The resignation of Linda Yaccarino as CEO of X, formerly known as Twitter, has raised significant questions about the future of the platform. Yaccarino, who was appointed in March 2023 with the goal of revitalizing X’s advertising business, struggled to align her vision with that of Elon Musk, whose focus has shifted towards transforming X into an “everything” app.
Yaccarino’s departure underscores the challenges faced by X in the highly competitive social media landscape. When she took the helm, the platform was grappling with advertiser boycotts and Musk’s openly critical stance towards the advertising industry. In late 2023, Musk infamously told advertisers who withdrew their support to “go f*** yourself,” which clearly indicated his lack of interest in traditional advertising models.
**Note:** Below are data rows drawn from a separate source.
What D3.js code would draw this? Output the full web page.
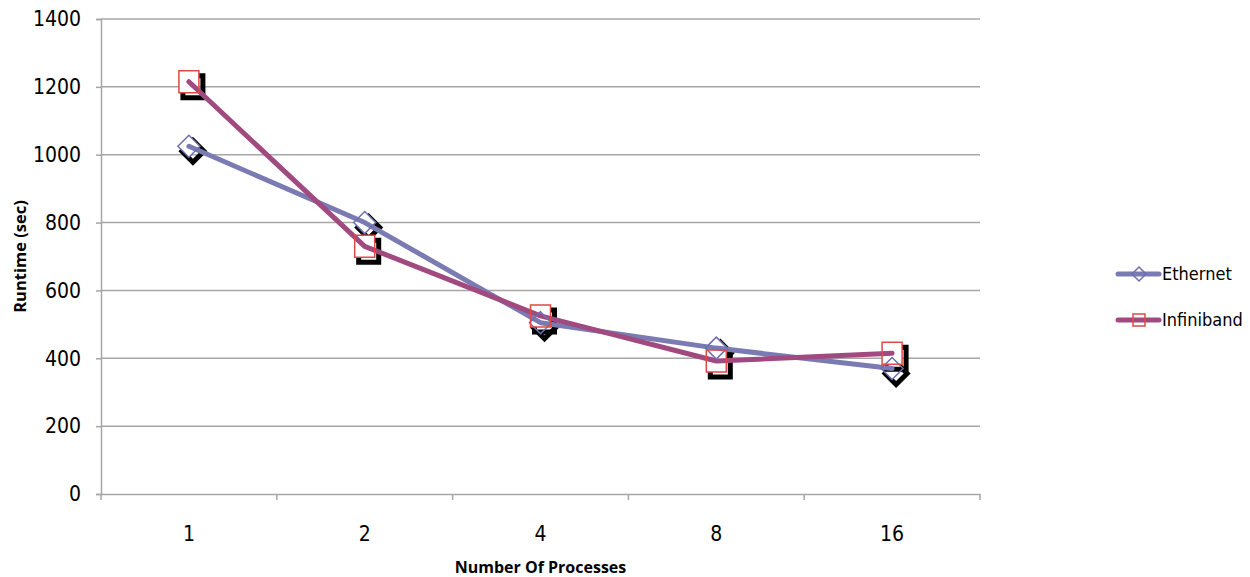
<!DOCTYPE html>
<html><head><meta charset="utf-8">
<script src="https://cdn.jsdelivr.net/npm/d3@7"></script>
<style>
body{margin:0;background:#fff;}
text{fill:#000;}
.lab{font-family:"Liberation Sans Narrow","DejaVu Sans Condensed",sans-serif;}
.ttl{font-family:"Open Sans",sans-serif;font-weight:bold;}
</style></head>
<body><svg id="c" width="1250" height="577"></svg>
<script>
const categories = ["1","2","4","8","16"];
const ethernet = [1025, 800, 505, 430, 370];
const infiniband = [1215, 730, 525, 392, 415];
const yTicks = [0,200,400,600,800,1000,1200,1400];
const seriesNames = ["Ethernet","Infiniband"];
const colors = ["#7b7bb3","#a14a7f"];
const markerColors = ["#6f6fb0","#e04848"];

const svg = d3.select("#c");
const pL=101, pR=980, pT=19, pB=494;
const x = d3.scaleBand().domain(categories).range([pL,pR]);
const y = d3.scaleLinear().domain([0,1400]).range([pB,pT]);

// gridlines
svg.append("g").selectAll("line").data(yTicks.filter(d=>d>0)).join("line")
  .attr("x1",pL).attr("x2",pR).attr("y1",d=>y(d)).attr("y2",d=>y(d))
  .attr("stroke","#a6a6a6").attr("stroke-width",1.5);

// y axis
const ya = svg.append("g").attr("transform",`translate(${pL},0)`)
  .call(d3.axisLeft(y).tickValues(yTicks).tickFormat(d3.format("d")).tickSize(5).tickPadding(15));
ya.select(".domain").attr("stroke","#a6a6a6").attr("stroke-width",1.5);
ya.selectAll(".tick line").attr("stroke","#a6a6a6").attr("stroke-width",1.5);
ya.selectAll("text").attr("class","lab").style("font-size","21px").attr("fill","#000");

// x axis
const xa = svg.append("g").attr("transform",`translate(0,${pB})`)
  .call(d3.axisBottom(x).tickSize(0).tickPadding(32));
xa.select(".domain").attr("stroke","#a6a6a6").attr("stroke-width",1.5);
xa.selectAll("text").attr("class","lab").style("font-size","21px").attr("fill","#000");
const bounds = categories.map(c=>x(c)).concat([pR]);
xa.selectAll(".bt").data(bounds).join("line").attr("class","bt")
  .attr("x1",d=>d).attr("x2",d=>d).attr("y1",0).attr("y2",6)
  .attr("stroke","#a6a6a6").attr("stroke-width",1.5);

// axis titles
svg.append("text").attr("class","ttl").attr("x",(pL+pR)/2).attr("y",573).attr("text-anchor","middle")
  .style("font-size","16px").text("Number Of Processes");
svg.append("text").attr("class","ttl").attr("transform",`translate(26,${(pT+pB)/2}) rotate(-90)`).attr("text-anchor","middle")
  .style("font-size","16.5px").text("Runtime (sec)");

const data = [ethernet, infiniband];
const cx = c => x(c)+x.bandwidth()/2;
const diamond = "M0,-11L11,0L0,11L-11,0Z";
const square = "M-10,-11H10V11H-10Z";
const shapes=[diamond, square];

// shadows
data.forEach((vals,i)=>{
  svg.append("g").selectAll("path").data(vals).join("path")
    .attr("d",shapes[i])
    .attr("transform",(d,j)=>`translate(${cx(categories[j])+4},${y(d)+5})`)
    .attr("fill","none").attr("stroke","#000").attr("stroke-width",5);
  svg.append("g").selectAll("path").data(vals).join("path")
    .attr("d",shapes[i])
    .attr("transform",(d,j)=>`translate(${cx(categories[j])},${y(d)})`)
    .attr("fill","#fff").attr("stroke","none");
});
// lines
const line = d3.line().x((d,j)=>cx(categories[j])).y(d=>y(d));
data.forEach((vals,i)=>{
  svg.append("path").datum(vals).attr("d",line).attr("fill","none")
    .attr("stroke",colors[i]).attr("stroke-width",5).attr("stroke-linecap","round").attr("stroke-linejoin","round");
});
// marker outlines
data.forEach((vals,i)=>{
  svg.append("g").selectAll("path").data(vals).join("path")
    .attr("d",shapes[i])
    .attr("transform",(d,j)=>`translate(${cx(categories[j])},${y(d)})`)
    .attr("fill","none").attr("stroke",markerColors[i]).attr("stroke-width",1.5);
});

// legend
const leg = svg.append("g");
seriesNames.forEach((n,i)=>{
  const ly = 274 + i*46;
  leg.append("line").attr("x1",1118).attr("x2",1159).attr("y1",ly).attr("y2",ly)
    .attr("stroke",colors[i]).attr("stroke-width",5).attr("stroke-linecap","round");
  leg.append("path").attr("d",i===0?"M0,-7L7,0L0,7L-7,0Z":"M-6,-6H6V6H-6Z")
    .attr("transform",`translate(1139,${ly})`).attr("fill","none")
    .attr("stroke",markerColors[i]).attr("stroke-width",1.5);
  leg.append("text").attr("class","lab").attr("x",1162).attr("y",ly+6).style("font-size","18px").text(n);
});
</script></body></html>
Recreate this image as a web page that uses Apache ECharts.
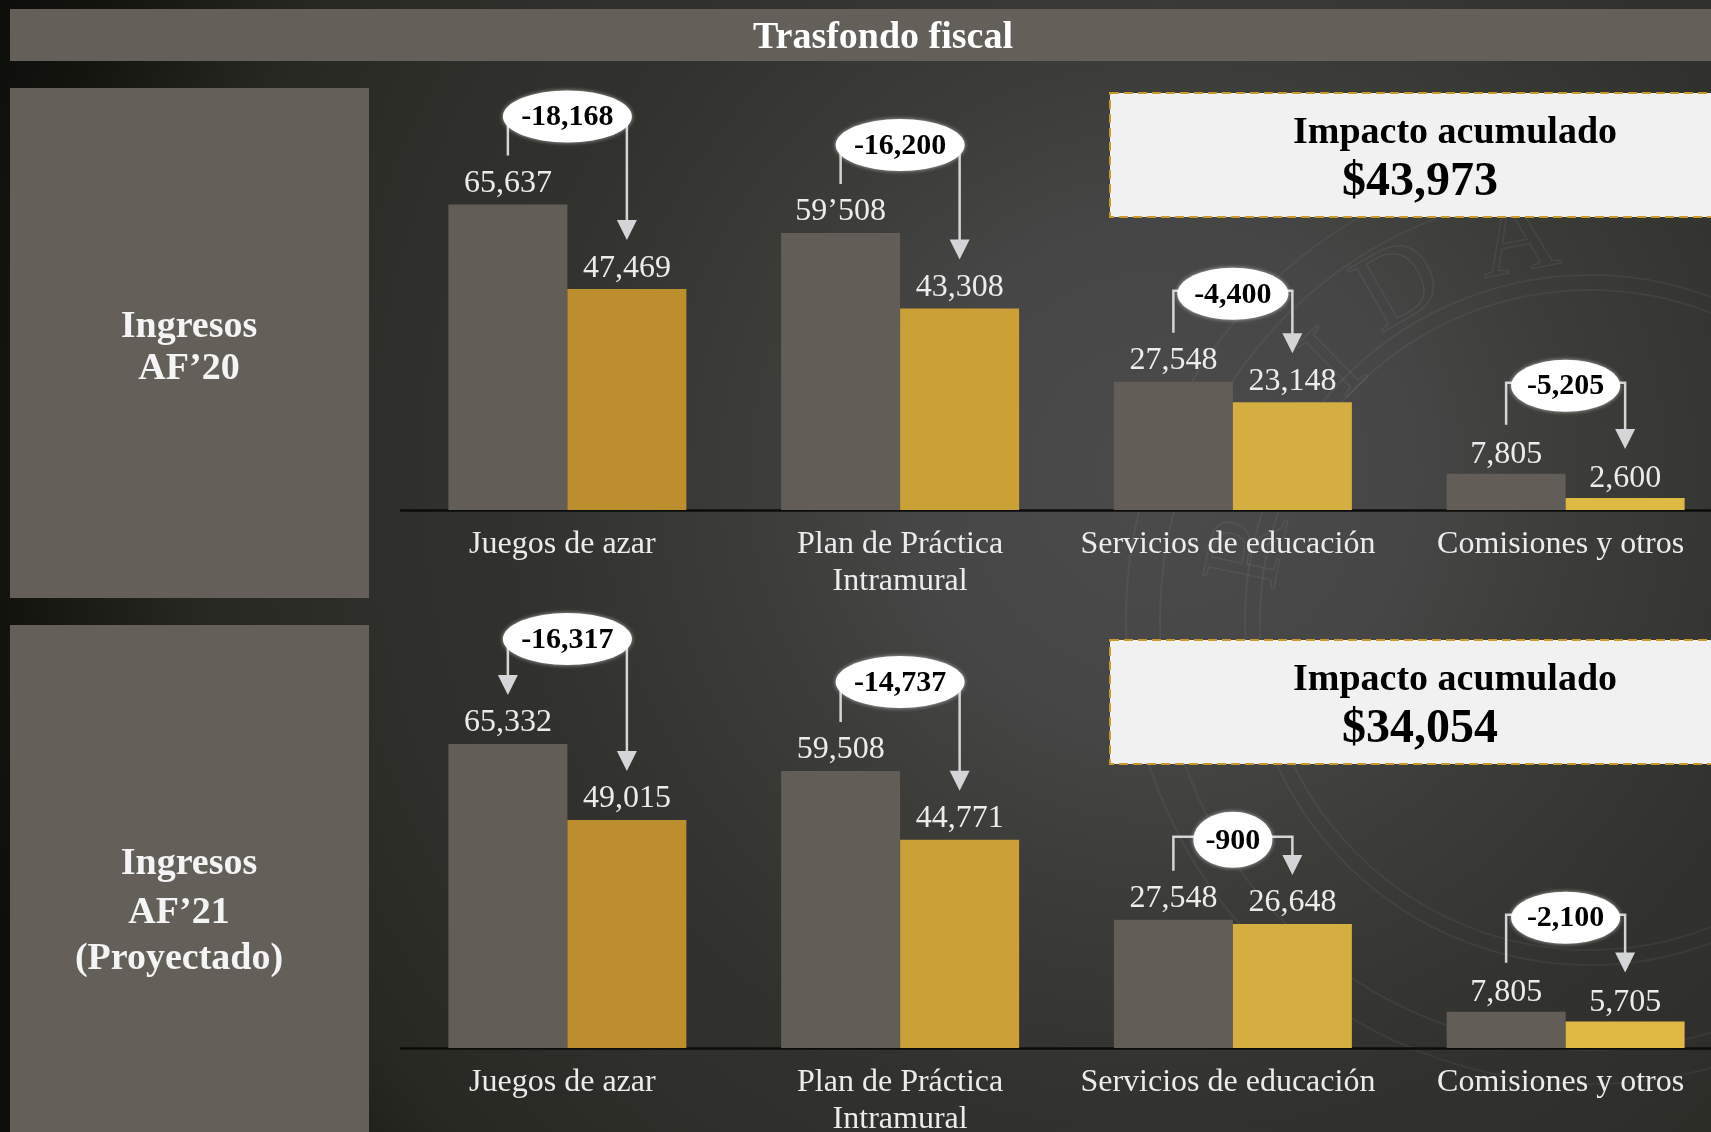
<!DOCTYPE html>
<html>
<head>
<meta charset="utf-8">
<title>Trasfondo fiscal</title>
<script src="https://cdn.jsdelivr.net/npm/echarts@6/dist/echarts.min.js"></script>
<style>
  html, body { margin: 0; padding: 0; background: #2a2a26; overflow: hidden; }
  #chart { width: 1711px; height: 1132px; }
</style>
</head>
<body>
<div id="chart"></div>
<script>
const categories = ['Juegos de azar', 'Plan de Práctica\nIntramural', 'Servicios de educación', 'Comisiones y otros'];

const base20 = [65637, 59508, 27548, 7805];
const revised20 = [47469, 43308, 23148, 2600];
const baseLabels20 = ['65,637', '59’508', '27,548', '7,805'];
const revisedLabels20 = ['47,469', '43,308', '23,148', '2,600'];
const diffLabels20 = ['-18,168', '-16,200', '-4,400', '-5,205'];

const base21 = [65332, 59508, 27548, 7805];
const revised21 = [49015, 44771, 26648, 5705];
const baseLabels21 = ['65,332', '59,508', '27,548', '7,805'];
const revisedLabels21 = ['49,015', '44,771', '26,648', '5,705'];
const diffLabels21 = ['-16,317', '-14,737', '-900', '-2,100'];

const impactTotals = ['$43,973', '$34,054'];

const GREY = '#625d56';
const GOLDS = ['#bd8e2d', '#cba036', '#d5ae41', '#e0b844'];
const SERIF = '"Liberation Serif", "Times New Roman", serif';
const BAR_W = 119;
const LEG = 49;

// layout of the callouts, px above the grey bar
const lift20 = [88, 88, 88, 88];
const lift21 = [105, 89, 80, 94];
const bubbleW20 = [129, 129, 111, 109];
const bubbleW21 = [129, 129, 79, 109];

function barSeries(idx, values, labels, colorFor) {
  return {
    type: 'bar',
    xAxisIndex: idx,
    yAxisIndex: idx,
    barWidth: BAR_W,
    barGap: 0,
    // the last pair's labels sit closer to their short bars
    data: values.map((v, i) => ({ value: v, itemStyle: { color: colorFor(i) }, label: { distance: i === 3 ? 3 : 5 } })),
    label: {
      show: true,
      position: 'top',
      color: '#ececec',
      fontFamily: SERIF,
      fontSize: 32,
      formatter: (p) => labels[p.dataIndex],
    },
    silent: true,
  };
}

function calloutSeries(idx, base, revised, diffs, lift, widths, leftArrow) {
  return {
    type: 'custom',
    xAxisIndex: idx,
    yAxisIndex: idx,
    clip: false,
    silent: true,
    z: 5,
    data: categories.map((c, i) => [i, base[i], revised[i]]),
    renderItem: (params, api) => {
      const i = params.dataIndex;
      const cx = api.coord([i, 0])[0];
      const lx = cx - BAR_W / 2;
      const rx = cx + BAR_W / 2;
      const baseTop = api.coord([i, api.value(1)])[1];
      const revTop = api.coord([i, api.value(2)])[1];
      const by = baseTop - lift[i];
      const lineStyle = { stroke: '#d4d5d6', lineWidth: 2.5, fill: 'none' };
      const head = (x, tip) => ({
        type: 'polygon',
        shape: { points: [[x - 10, tip - 20], [x + 10, tip - 20], [x, tip]] },
        style: { fill: '#d4d5d6' },
      });
      const rTip = revTop - LEG;
      const lTip = baseTop - LEG;
      const children = [
        { type: 'polyline', shape: { points: [[lx, leftArrow && i === 0 ? lTip - 16 : lTip], [lx, by - 3], [cx, by - 3]] }, style: lineStyle },
        { type: 'polyline', shape: { points: [[cx, by - 3], [rx, by - 3], [rx, rTip - 16]] }, style: lineStyle },
        head(rx, rTip),
      ];
      if (leftArrow && i === 0) children.push(head(lx, lTip));
      children.push({
        type: 'ellipse',
        shape: { cx: cx, cy: by, rx: widths[i] / 2, ry: widths[i] < 90 ? 28 : 26 },
        style: { fill: '#ffffff', shadowBlur: 4, shadowColor: 'rgba(255,255,255,0.6)' },
      });
      children.push({
        type: 'text',
        style: {
          x: cx,
          y: by + 1,
          text: diffs[i],
          fill: '#000',
          align: 'center',
          verticalAlign: 'middle',
          font: 'bold 30px ' + SERIF,
        },
      });
      return { type: 'group', children: children };
    },
  };
}

function panel(x, y, w, h) {
  return { type: 'rect', z: 1, shape: { x: x, y: y, width: w, height: h }, style: { fill: '#645f58' } };
}

function label(text, x, y, size, color) {
  return {
    type: 'text',
    z: 3,
    style: {
      x: x,
      y: y,
      text: text,
      fill: color,
      align: 'center',
      verticalAlign: 'middle',
      font: 'bold ' + size + 'px ' + SERIF,
    },
  };
}

function impactBox(y, h, total) {
  return [
    {
      type: 'rect',
      z: 1,
      shape: { x: 1110, y: y, width: 640, height: h },
      style: { fill: '#f1f1f1', stroke: '#c99a2e', lineWidth: 2, lineDash: [9, 5] },
    },
    label('Impacto acumulado', 1455, y + 40, 38, '#000'),
    label(total, 1420, y + 90, 48, '#000'),
  ];
}

// faint seal behind the bars
function seal() {
  const ring = (r) => ({
    type: 'circle',
    z: 0,
    shape: { cx: 1590, cy: 620, r: r },
    style: { fill: 'none', stroke: 'rgba(255,255,255,0.05)', lineWidth: 2 },
  });
  const letter = (t, x, y, rot) => ({
    type: 'text',
    z: 0,
    x: x,
    y: y,
    rotation: rot,
    style: { text: t, x: 0, y: 0, align: 'center', verticalAlign: 'middle', fill: 'none', stroke: 'rgba(255,255,255,0.06)', lineWidth: 1.5, font: '110px ' + SERIF },
  });
  return [
    ring(464), ring(430), ring(345), ring(330),
    letter('D', 1400, 289, 0.52),
    letter('I', 1337, 366, 0.78),
    letter('A', 1518, 242, 0.19),
    letter('R', 1252, 551, 1.37),
  ];
}

const chart = echarts.init(document.getElementById('chart'), null, { renderer: 'canvas' });

function xAxis(gridIndex) {
  const text = { color: '#ececec', fontFamily: SERIF, fontSize: 32, lineHeight: 37 };
  return {
    type: 'category',
    gridIndex: gridIndex,
    data: categories,
    axisLine: { lineStyle: { color: '#0c0c0a', width: 2.5 } },
    axisTick: { show: false },
    axisLabel: {
      interval: 0,
      margin: 16,
      hideOverlap: false,
      ...text,
      // single-line labels sit a little left of the bar pair
      formatter: (v) => (v.indexOf('\n') < 0 ? '{off|' + v + '}' : v),
      rich: { off: { ...text, padding: [0, 10, 0, 0] } },
    },
  };
}

function yAxis(gridIndex) {
  return { type: 'value', gridIndex: gridIndex, min: 0, max: 75000, show: false };
}

chart.setOption({
  animation: false,
  backgroundColor: {
    type: 'radial',
    x: 0.68,
    y: 0.42,
    r: 1.1,
    colorStops: [
      { offset: 0, color: '#4b4b4b' },
      { offset: 0.2, color: '#464646' },
      { offset: 0.33, color: '#3c3c39' },
      { offset: 0.52, color: '#31312d' },
      { offset: 0.62, color: '#2f2f2b' },
      { offset: 0.78, color: '#282823' },
      { offset: 0.93, color: '#14140f' },
      { offset: 1, color: '#0e0e0b' },
    ],
  },
  grid: [
    { left: 401, top: 161, width: 1331, height: 349, outerBoundsMode: 'none' },
    { left: 401, top: 699, width: 1331, height: 349, outerBoundsMode: 'none' },
  ],
  xAxis: [xAxis(0), xAxis(1)],
  yAxis: [yAxis(0), yAxis(1)],
  series: [
    barSeries(0, base20, baseLabels20, () => GREY),
    barSeries(0, revised20, revisedLabels20, (i) => GOLDS[i]),
    calloutSeries(0, base20, revised20, diffLabels20, lift20, bubbleW20, false),
    barSeries(1, base21, baseLabels21, () => GREY),
    barSeries(1, revised21, revisedLabels21, (i) => GOLDS[i]),
    calloutSeries(1, base21, revised21, diffLabels21, lift21, bubbleW21, true),
  ],
  graphic: { elements: [
    ...seal(),
    panel(10, 9, 1701, 52),
    panel(10, 88, 359, 510),
    panel(10, 625, 359, 507),
    label('Trasfondo fiscal', 883, 38, 38, '#fff'),
    label('Ingresos', 189, 327, 38, '#f4f4f4'),
    label('AF’20', 189, 369, 38, '#f4f4f4'),
    label('Ingresos', 189, 864, 38, '#f4f4f4'),
    label('AF’21', 179, 913, 38, '#f4f4f4'),
    label('(Proyectado)', 179, 959, 38, '#f4f4f4'),
    ...impactBox(93, 124, impactTotals[0]),
    ...impactBox(640, 124, impactTotals[1]),
  ] },
});
</script>
</body>
</html>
While Yaccarino managed to launch several new products during her tenure, Musk’s priorities diverted attention from strengthening X’s advertising capabilities. Instead, he aimed to introduce features like payment services that do not directly enhance social discourse. This strategy has led to skepticism regarding X’s ability to recover from declining ad revenues.
Despite Musk’s ambition to diversify X’s income streams, estimates suggest that the company remains far from compensating for significant advertising losses. In a notable corporate move, Musk’s AI venture, xAI, acquired X in an all-stock transaction, potentially complicating the company’s financial challenges. This structure may obscure X’s economic struggles, making it difficult for external observers to assess its performance as a standalone entity.
During Yaccarino’s leadership, X maintained its status as the leading platform for real-time social discourse, yet competition is intensifying. According to data from Similarweb, while X continues to dominate in global daily web visits, the app Threads, associated with Meta’s Instagram, is rapidly approaching in mobile app users. Threads benefits from Instagram’s extensive user base, which exceeds 1 billion worldwide.
For Yaccarino, who previously oversaw a more than $10 billion advertising business, the task of revitalizing X’s advertising operations proved arduous. In a recent report by eMarketer, it was projected that X’s ad revenue would see growth this year for the first time in four years. However, this revenue is estimated to reach only about half of what it was in 2021, prior to Musk’s acquisition.
As advertisers continue to express concerns about brand safety, they looked to Yaccarino for reassurance regarding content moderation policies. Yet, in recent months, it has become evident that Musk’s emphasis on artificial intelligence and related projects, such as the controversial AI model Grok, has taken precedence over addressing advertiser worries. Grok has faced backlash for propagating antisemitic content and offensive language, prompting the company to announce plans to “quickly identify and update the model where training could be improved.”
The departure of Yaccarino raises critical questions about X’s strategic direction and its ability to maintain advertiser relationships in an evolving digital landscape. With competition intensifying and Musk’s priorities seemingly at odds with traditional ad revenue strategies, the platform’s future remains uncertain.